MOMBASA, Kenya (Reuters) - Kenyan anti-riot police clashed with stone-throwing youths in the port city of Mombasa on Tuesday in a second day of violence ignited by the killing of a Muslim cleric accused by the United States of helping Islamist militants in Somalia.
Police fired tear gas and warning shots as youths barricaded streets with burning tires in the predominantly Muslim Majengo neighborhood. Mobs marauded around Mombasa’s city center, taunting police who arrested some of the protesters.
Shopkeepers reported looting in some areas of Kenya’s second biggest city, a tourist hub with a major Indian Ocean port.
“People are breaking into our shops and looting our property and police are doing nothing,” said Francis Mutua, 33, a kiosk owner who said he and his colleagues had beaten up offender.
Shopkeeper Kassim Ali also complained about police as they cleared a smoldering roadblock nearby. “These people, the police, are joking. They are taking this thing lightly, but the way I see it, it will not be good,” he said.
One person was killed in riots on Monday when protesters torched some churches, stoking fears that the unrest may become more sectarian in a city where grenade attacks blamed on Somali militants and their sympathizers have already strained Muslim-Christian relations. Mombasa has a big Muslim minority.
Police and Muslim leaders had described the church burnings as impulsive, not premeditated. On Tuesday the gangs of youths appeared to focus their anger more on the police.
Church leaders scrapped plans for a peaceful march for fear it might incite further clashes in a country where overall relations with minority Muslims have been relatively good.

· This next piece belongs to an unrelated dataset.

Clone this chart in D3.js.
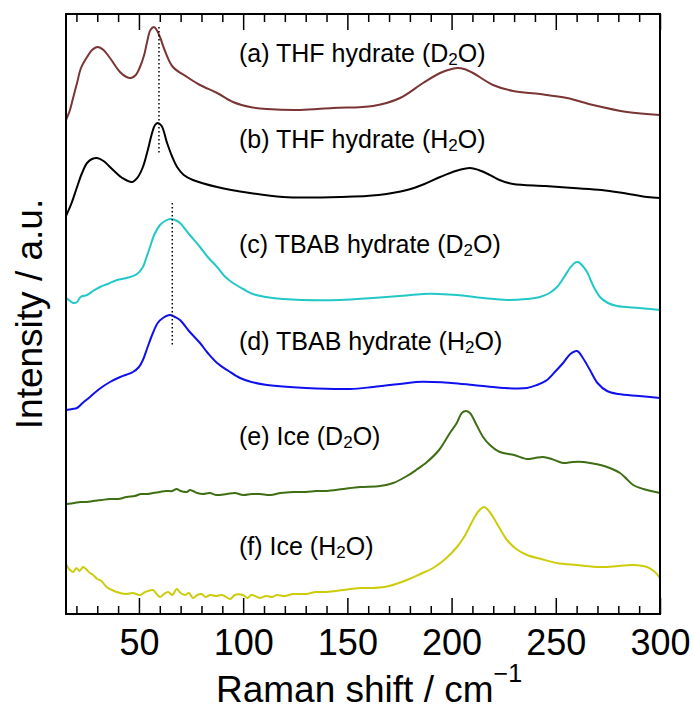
<!DOCTYPE html>
<html>
<head>
<meta charset="utf-8">
<script src="https://cdn.jsdelivr.net/npm/d3@7"></script>
<style>
body { margin: 0; background: #fff; }
text { font-family: "Liberation Sans", Arial, Helvetica, sans-serif; fill: #000; }
.frame { fill: none; stroke: #000; stroke-width: 2; }
.axis path { display: none; }
.axis line { stroke: #000; stroke-width: 1.5; }
</style>
</head>
<body>
<svg width="693" height="709"></svg>
<script>
// x in cm^-1, y in arbitrary units (offsets already included)
var thfD2O = [[15,4.94],[16.9,5.04],[18.4,5.16],[20.3,5.31],[22.2,5.46],[25.1,5.57],[27.5,5.64],[30.2,5.67],[33,5.64],[36.1,5.56],
  [40.9,5.42],[44,5.37],[46.2,5.36],[48.5,5.39],[50.5,5.47],[52.5,5.59],[53.9,5.72],[55.5,5.84],[57.2,5.87],[58.5,5.84],[60.1,5.77],
  [62.5,5.63],[66.3,5.47],[73.1,5.37],[79.3,5.29],[87.5,5.21],[95.1,5.12],[103.3,5.07],[111.4,5.05],[127.3,5.04],[143.1,5.06],
  [162.3,5.08],[175.3,5.16],[186.3,5.31],[194.5,5.41],[200,5.45],[203.1,5.46],[206,5.45],[210.3,5.41],[219.9,5.29],[229.5,5.23],
  [242.4,5.2],[255.4,5.16],[267.9,5.09],[284.2,5.02],[300,4.99]];
var thfH2O = [[15,3.98],[17.5,4.1],[20.3,4.27],[22.5,4.4],[25.1,4.51],[27.5,4.55],[29.9,4.56],[33,4.53],[37.6,4.44],[42,4.36],
  [46.7,4.32],[49.5,4.37],[51.9,4.47],[54,4.62],[56.3,4.81],[57.7,4.89],[59.1,4.91],[60.9,4.88],[63.5,4.71],[66,4.57],[68.3,4.47],
  [71.5,4.39],[75.9,4.34],[87.5,4.27],[103.3,4.21],[119.1,4.17],[146.5,4.17],[165,4.19],[178.6,4.24],[187,4.3],[194.5,4.37],
  [202,4.43],[208.8,4.46],[213,4.44],[218.4,4.39],[223,4.34],[229.5,4.3],[245,4.28],[258.3,4.26],[272,4.24],[282.3,4.21],
  [293.8,4.17],[300,4.16]];
var tbabD2O = [[15,3.16],[17,3.13],[18.5,3.11],[20.3,3.12],[22,3.17],[25.1,3.19],[28,3.23],[31.3,3.27],[35,3.3],[39.5,3.34],
  [44,3.36],[49.1,3.4],[51.9,3.47],[53.5,3.56],[55.3,3.67],[57.5,3.8],[60.1,3.89],[62.5,3.93],[64.9,3.95],[67.3,3.94],[69.7,3.91],
  [74,3.8],[79.3,3.67],[83,3.57],[87.5,3.47],[91,3.38],[95.1,3.31],[100,3.25],[104.7,3.2],[111,3.17],[119.1,3.15],[146.5,3.14],
  [162.3,3.16],[175,3.18],[186.3,3.2],[194,3.2],[202.6,3.19],[215,3.16],[226.6,3.14],[236,3.15],[242.4,3.17],[247,3.21],
  [250.6,3.27],[254,3.37],[256.8,3.46],[259,3.51],[260.7,3.52],[262.5,3.49],[265,3.42],[268,3.28],[271.2,3.17],[275,3.11],
  [279.4,3.08],[290,3.06],[300,3.04]];
var tbabH2O = [[15,2.04],[18,2.05],[20.3,2.06],[23,2.11],[26.5,2.17],[31,2.25],[36.1,2.32],[41,2.37],[47.1,2.42],[50,2.47],
  [51.9,2.54],[54,2.66],[56.7,2.81],[59,2.91],[61.5,2.96],[64.9,2.99],[67.3,2.97],[69.7,2.94],[74,2.83],[79.3,2.71],[83,2.61],
  [87.5,2.51],[93,2.43],[98.5,2.36],[104,2.32],[111.4,2.29],[130,2.26],[151.3,2.25],[162.3,2.27],[175,2.3],[183,2.32],
  [191.1,2.32],[200,2.31],[210.3,2.29],[225,2.26],[236.2,2.26],[241,2.29],[245.8,2.34],[250,2.43],[253.5,2.51],[257,2.6],
  [260.2,2.63],[263,2.56],[266.4,2.44],[270,2.31],[274.6,2.23],[280,2.2],[290,2.18],[300,2.16]];
var iceD2O = [[15.3,1.1],[19,1.11],[22,1.12],[25,1.12],[28,1.13],[32,1.14],[36,1.15],[40,1.15],[44.1,1.17],[48,1.18],[51,1.2],
  [54,1.2],[56.7,1.21],[60,1.22],[63,1.23],[66,1.23],[68.1,1.25],[70,1.23],[72.9,1.22],[74.5,1.24],[75.9,1.23],[78,1.21],
  [80.7,1.2],[84,1.21],[87,1.19],[92.1,1.2],[96,1.21],[100,1.19],[104,1.2],[108.1,1.2],[113,1.19],[118,1.21],[123.9,1.22],
  [130,1.22],[135,1.23],[140.1,1.23],[148,1.25],[156.1,1.27],[165.7,1.28],[172,1.31],[178.6,1.38],[183,1.44],[188.2,1.52],
  [194,1.64],[199.2,1.81],[202.5,1.91],[204.9,2.01],[206.9,2.03],[208.8,2.01],[212,1.89],[215.1,1.77],[218.4,1.69],[223.2,1.62],
  [230,1.59],[236.2,1.55],[240,1.56],[243.9,1.57],[248,1.55],[253.5,1.51],[258,1.52],[263.1,1.52],[269,1.5],[274.6,1.47],
  [280.8,1.41],[284,1.35],[287.1,1.29],[292,1.25],[300,1.21]];
var iceH2O = [[15.3,0.49],[16.5,0.45],[18.4,0.42],[20,0.46],[21.5,0.43],[23.2,0.47],[25,0.44],[26.5,0.41],[28,0.39],[30,0.35],
  [32,0.33],[34.5,0.27],[37,0.24],[40.9,0.21],[44,0.2],[47,0.21],[50.5,0.19],[53,0.22],[56.7,0.24],[58.5,0.2],[60.1,0.17],
  [62,0.2],[64,0.22],[66,0.19],[68.1,0.25],[70,0.21],[72,0.19],[74,0.21],[75.9,0.16],[78,0.19],[80,0.2],[82,0.17],[84.1,0.19],
  [87,0.18],[90,0.19],[93.7,0.15],[96,0.19],[99.9,0.19],[102,0.16],[104,0.19],[108.1,0.16],[111,0.18],[114,0.17],[116.1,0.19],
  [120,0.18],[123.9,0.2],[130,0.2],[135,0.22],[140.1,0.22],[148,0.24],[156.1,0.26],[162.3,0.26],[170,0.28],[178.6,0.34],
  [185,0.4],[191.1,0.46],[197,0.55],[202.6,0.67],[206,0.77],[210.3,0.94],[213,1.03],[215.6,1.07],[217.5,1.04],[219.9,0.97],
  [223,0.86],[226.6,0.74],[231,0.65],[236.2,0.59],[243,0.55],[250.6,0.51],[260,0.49],[271.2,0.47],[280,0.48],[287.1,0.49],
  [293.8,0.47],[297,0.43],[300,0.36]];

var seriesData = [thfD2O, thfH2O, tbabD2O, tbabH2O, iceD2O, iceH2O];
var seriesColors = ["#7a3434", "#000000", "#22c8c8", "#1010ee", "#3f6e14", "#cccc0c"];
var labelPrefix = ["(a) THF hydrate (", "(b) THF hydrate (", "(c) TBAB hydrate (", "(d) TBAB hydrate (", "(e) Ice (", "(f) Ice ("];
var labelIsotope = ["D", "H", "D", "H", "D", "H"];
var labelY = [5.52, 4.66, 3.61, 2.64, 1.69, 0.59];

var majorTicks = [50, 100, 150, 200, 250, 300];
var minorTicks = d3.range(20, 300, 10).filter(function (v) { return v % 50 != 0; });

// dotted guide lines: [x, yFrom, yTo]
var guides = [[59.6, 5.87, 4.59], [66.0, 4.11, 2.68]];

var svg = d3.select("svg");
var plotL = 66, plotR = 660, plotT = 14, plotB = 614;

var x = d3.scaleLinear().domain([15, 300]).range([plotL, plotR]);
var y = d3.scaleLinear().domain([0, 6]).range([plotB, plotT]);

var line = d3.line()
  .x(function (d) { return x(d[0]); })
  .y(function (d) { return y(d[1]); })
  .curve(d3.curveCatmullRom.alpha(0.5));

seriesData.forEach(function (d, i) {
  svg.append("path")
    .attr("d", line(d))
    .style("fill", "none")
    .style("stroke", seriesColors[i])
    .style("stroke-width", 2);
});

guides.forEach(function (g) {
  svg.append("line")
    .attr("x1", x(g[0])).attr("x2", x(g[0]))
    .attr("y1", y(g[1])).attr("y2", y(g[2]))
    .style("stroke", "#000")
    .style("stroke-width", 1.5)
    .style("stroke-dasharray", "1.5,2.5");
});

labelPrefix.forEach(function (p, i) {
  var t = svg.append("text")
    .attr("x", 239)
    .attr("y", y(labelY[i]))
    .attr("font-size", "25px");
  t.append("tspan").text(p + labelIsotope[i]);
  t.append("tspan").text("2").attr("font-size", "17px").attr("dy", 3);
  t.append("tspan").text("O)").attr("dy", -3);
});

// minor ticks
svg.append("g").attr("class", "axis")
  .attr("transform", "translate(0," + plotB + ")")
  .call(d3.axisBottom(x).tickValues(minorTicks).tickSize(-8).tickFormat(""));
svg.append("g").attr("class", "axis")
  .attr("transform", "translate(0," + plotT + ")")
  .call(d3.axisTop(x).tickValues(minorTicks).tickSize(-8).tickFormat(""));

// major ticks
var bottomAxis = svg.append("g").attr("class", "axis")
  .attr("transform", "translate(0," + plotB + ")")
  .call(d3.axisBottom(x).tickValues(majorTicks).tickSize(-16).tickPadding(15));
bottomAxis.selectAll("text").attr("font-size", "36px");
bottomAxis.attr("font-family", null);
svg.append("g").attr("class", "axis")
  .attr("transform", "translate(0," + plotT + ")")
  .call(d3.axisTop(x).tickValues(majorTicks).tickSize(-16).tickFormat(""));

svg.append("rect")
  .attr("class", "frame")
  .attr("x", plotL).attr("y", plotT)
  .attr("width", plotR - plotL).attr("height", plotB - plotT);

var xt = svg.append("text")
  .attr("x", (plotL + plotR) / 2 + 6)
  .attr("y", 702)
  .attr("text-anchor", "middle")
  .attr("font-size", "37px");
xt.append("tspan").text("Raman shift / cm");
xt.append("tspan").text("\u22121").attr("font-size", "25px").attr("dy", -20);

svg.append("text")
  .attr("transform", "translate(42," + ((plotT + plotB) / 2) + ") rotate(-90)")
  .attr("text-anchor", "middle")
  .attr("font-size", "37px")
  .text("Intensity / a.u.");
</script>
</body>
</html>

The unrest began after gunmen killed Muslim cleric Aboud Rogo on Monday, spraying his car with bullets in an attack many Muslims in Mombasa blamed on the police, who denied involvement.
Washington and Nairobi had both accused the preacher of helping al Shabaab, Somalia’s Islamist rebel group.
The al Qaeda-linked militant group urged Kenyan Muslims on Tuesday to protect their religion at all costs and boycott next year’s presidential election. It condemned what it called a “witch-hunt” against Muslims by the Kenyan authorities.
“Muslims must take the matter into their own hands, stand united against the Kuffar (non-believers) and take all necessary measures to protect their religion, their honor, their property and their lives from the enemies of Islam,” al Shabaab said in a statement posted on the social media site Twitter.
The violence could worsen if it taps into long-standing local grievances over land ownership and unemployment, as well as calls by the Mombasa Republican Council (MRC) for the coastal strip to secede. The MRC said it was not involved in the unrest.
Prolonged trouble in Mombasa would hit Kenya’s vital tourism industry, already damaged by the kidnappings of Western women tourists from beach resorts by Somali gunmen.
“Right now we have closed all our tourists in the hotels. We can’t take them on safaris, we can’t take them on tours of cultural sights ... because it is unsafe,” said Titus Kangangi, owner of the Platinum hotel just north of Mombasa.
Mohammed Hersi, who runs the Whitesands Hotel, the largest resort on the coast, said tourists were worried. “It’s tricky to even take them or pick them from the airport because the main highway from the airport is the epicenter of the chaos.”
The unrest could also knock trade and transport to Kenya’s landlocked neighbors. Rwanda and Uganda rely on Mombasa port for imports of food, consumer goods and fuel.